Flags on official buildings flew at half-mast, and Arabic- and Englishlanguage newspapers printed their front page coverage of the death in black and white. Many Qataris took to social media to express their condolences and the US Ambassador in Qatar, Dana Shell Smith, gave a statement to local media saying she was “saddened to learn of the passing”.

A state visit by Venezuelan President Nicolas Maduro was due to go ahead on Monday, but a high-profile conference, involving senior FIFA and Qatar World Cup 2022 officials, scheduled for Tuesday was cancelled as a mark of respect. However, schools remained open and roads were busy.

The 84-year-old former ruler — grandfather of the current Amir Tamim bin Hamad Al-Thani — died on Sunday, Qatar News Agency said, without giving the cause. Sheikh Tamim ordered the official mourning period. Before becoming ruler, Khalifa served as Qatar’s prime minister and was then a pivotal figure as the tiny emirate established itself as a major global energy producer and subsequently one of the richest countries in the world. He took power from a cousin in February 1972, just months after Qatar gained independence from Britain. During his reign, the state-owned Qatar Petroleum was set-up in 1974, followed 10 years later by Qatar Gas, now the world’s largest liquefied natural gas company.

He was also seen as a founding father of the Gulf Cooperation Council, the political and economic union incorporating the six states in the region. But while on a private visit to Europe in 1995, Khalifa was deposed in a bloodless palace coup by his son, Sheikh Hamad bin Khalifa Al-Thani, who was defence minister at the time. One year after his removal, an apparent failed coup was launched in Qatar and 19 people were subsequently charged in what was the country’s biggest ever trial and sentenced to death for trying to return Khalifa to power.

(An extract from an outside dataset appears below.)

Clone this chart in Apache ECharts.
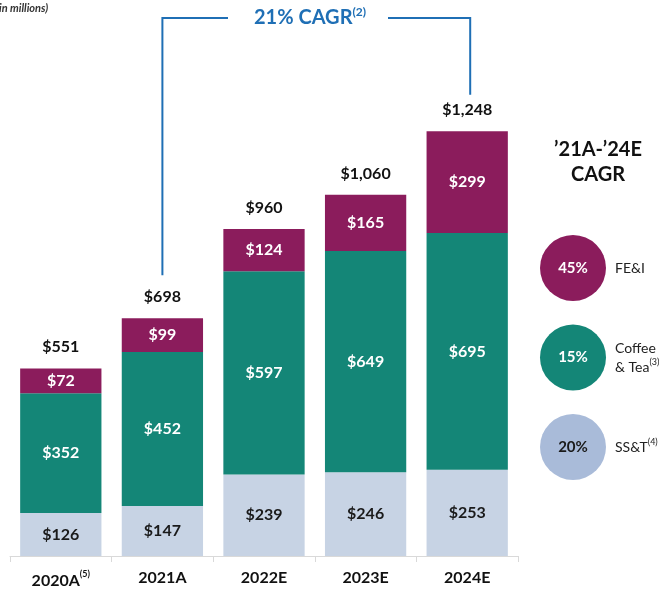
<!DOCTYPE html>
<html lang="en">
<head>
    <meta charset="UTF-8">
    <title>Revenue by segment</title>
    <script src="https://cdn.jsdelivr.net/npm/echarts@6/dist/echarts.min.js"></script>
</head>
<body style="margin:0">
    <div id="main" style="width: 672px;height:593px;"></div>
    <script type="text/javascript">
        var years = ['2020A', '2021A', '2022E', '2023E', '2024E'];
        var ssT = [126, 147, 239, 246, 253];
        var coffeeTea = [352, 452, 597, 649, 695];
        var fei = [72, 99, 124, 165, 299];
        var totals = [551, 698, 960, 1060, 1248];
        var cagrNames = ['FE&I', 'Coffee\n& Tea', 'SS&T'];
        var cagrValues = ['45%', '15%', '20%'];

        var PURPLE = '#8B1C5C', TEAL = '#148677', LIGHT = '#C7D3E4', BLUE = '#1F6FB5';
        var FONT = 'Lato, "Open Sans", sans-serif';

        var myChart = echarts.init(document.getElementById('main'));

        function money(v) {
            return '$' + v.toLocaleString('en-US');
        }

        function segLabel(color) {
            return {
                show: true, position: 'inside', color: color,
                fontFamily: FONT, fontWeight: 'bold', fontSize: 16,
                formatter: function (p) { return money(p.value); }
            };
        }

        var option = {
            animation: false,
            grid: { left: 10, right: 154, top: 79, bottom: 37 },
            xAxis: {
                type: 'category',
                data: years,
                axisLine: { lineStyle: { color: '#D9D9D9', width: 1 } },
                axisTick: { show: true, length: 6, interval: 0, lineStyle: { color: '#D9D9D9' } },
                axisLabel: {
                    margin: 14, interval: 0,
                    formatter: function (v, i) { return i === 0 ? v + '{sup|(5)}' : v; },
                    color: '#111', fontFamily: FONT, fontWeight: 'bold', fontSize: 16,
                    rich: { sup: { fontSize: 9, verticalAlign: 'top', padding: [0, 0, 12, 0], color: '#111', fontFamily: FONT } }
                }
            },
            yAxis: {
                type: 'value', min: 0, max: 1400, show: false,
                splitLine: { show: false }
            },
            series: [
                // invisible full-height bar, only carries the total label
                { name: 'Total', type: 'bar', data: totals, barGap: '-100%', barCategoryGap: '20%',
                  itemStyle: { color: 'rgba(0,0,0,0)' }, silent: true, z: 1,
                  label: { show: true, position: 'top', distance: 13, color: '#111',
                           fontFamily: FONT, fontWeight: 'bold', fontSize: 16,
                           formatter: function (p) { return money(p.value); } } },
                { name: 'SS&T', type: 'bar', stack: 'a', data: ssT, barCategoryGap: '20%',
                  itemStyle: { color: LIGHT }, label: segLabel('#1a1a1a') },
                { name: 'Coffee & Tea', type: 'bar', stack: 'a', data: coffeeTea,
                  itemStyle: { color: TEAL }, label: segLabel('#fff') },
                { name: 'FE&I', type: 'bar', stack: 'a', data: fei,
                  itemStyle: { color: PURPLE }, label: segLabel('#fff') }
            ]
        };
        myChart.setOption(option);

        // bracket + right-hand CAGR panel
        var p1 = myChart.convertToPixel({ gridIndex: 0 }, [years[1], totals[1]]);
        var p2 = myChart.convertToPixel({ gridIndex: 0 }, [years[4], totals[4]]);
        var yTop = 18, midX = 310;
        var graphics = [
            { type: 'text', left: -4, top: 3,
              style: { text: '(in millions)', fontFamily: FONT, fontStyle: 'italic', fontWeight: 'bold', fontSize: 11, fill: '#333' } },
            { type: 'polyline', shape: { points: [[p1[0], p1[1] - 43], [p1[0], yTop], [midX - 82, yTop]] },
              style: { stroke: BLUE, lineWidth: 2, fill: null } },
            { type: 'polyline', shape: { points: [[midX + 78, yTop], [p2[0] + 3, yTop], [p2[0] + 3, p2[1] - 36]] },
              style: { stroke: BLUE, lineWidth: 2, fill: null } },
            { type: 'text', x: midX, y: yTop, style: {
                text: '21% CAGR{sup|(2)}', align: 'center', verticalAlign: 'middle',
                fill: BLUE, fontFamily: FONT, fontWeight: 'bold', fontSize: 20,
                rich: { sup: { fontSize: 12, fontWeight: 'bold', fill: BLUE, fontFamily: FONT, verticalAlign: 'top', padding: [0, 0, 12, 0] } }
            } },
            { type: 'text', x: 598, y: 162, style: {
                text: '\u201921A-\u201924E\nCAGR', align: 'center', verticalAlign: 'middle',
                fill: '#111', fontFamily: FONT, fontWeight: 'bold', fontSize: 20, lineHeight: 25
            } }
        ];
        var circleColors = [PURPLE, TEAL, '#A9BBD9'];
        var circleText = ['#fff', '#fff', '#1a1a1a'];
        for (var i = 0; i < cagrValues.length; i++) {
            var cy = 268 + i * 89.5;
            graphics.push({ type: 'circle', shape: { cx: 573, cy: cy, r: 33 }, style: { fill: circleColors[i] } });
            graphics.push({ type: 'text', x: 573, y: cy, style: {
                text: cagrValues[i], align: 'center', verticalAlign: 'middle',
                fill: circleText[i], fontFamily: FONT, fontWeight: 'bold', fontSize: 15 } });
            var nm = cagrNames[i];
            if (i === 1) nm = 'Coffee\n& Tea{sup|(3)}';
            if (i === 2) nm = 'SS&T{sup|(4)}';
            graphics.push({ type: 'text', x: 615, y: cy, style: {
                text: nm, align: 'left', verticalAlign: 'middle', lineHeight: 19,
                fill: '#222', fontFamily: FONT, fontSize: 14,
                rich: { sup: { fontSize: 9, fill: '#222', fontFamily: FONT, verticalAlign: 'top', padding: [0, 0, 8, 0] } } } });
        }
        myChart.setOption({ graphic: graphics });
    </script>
</body>
</html>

Khalifa himself remained in exile for almost a decade, living in France before returning in 2004 to Qatar where he kept a low profile and was rarely seen in public. At the time he was deposed, Qatar’s population stood at around 490,000 people. Today, it is some 2.6 million, the majority of them foreigners. Sheikh Hamad remained in power until 2013, overseeing further extraordinary economic growth and securing Qatar the rights to host the 2022 football World Cup, before handing over to Sheikh Tamim. The former Amir had four wives, five sons and 10 daughters.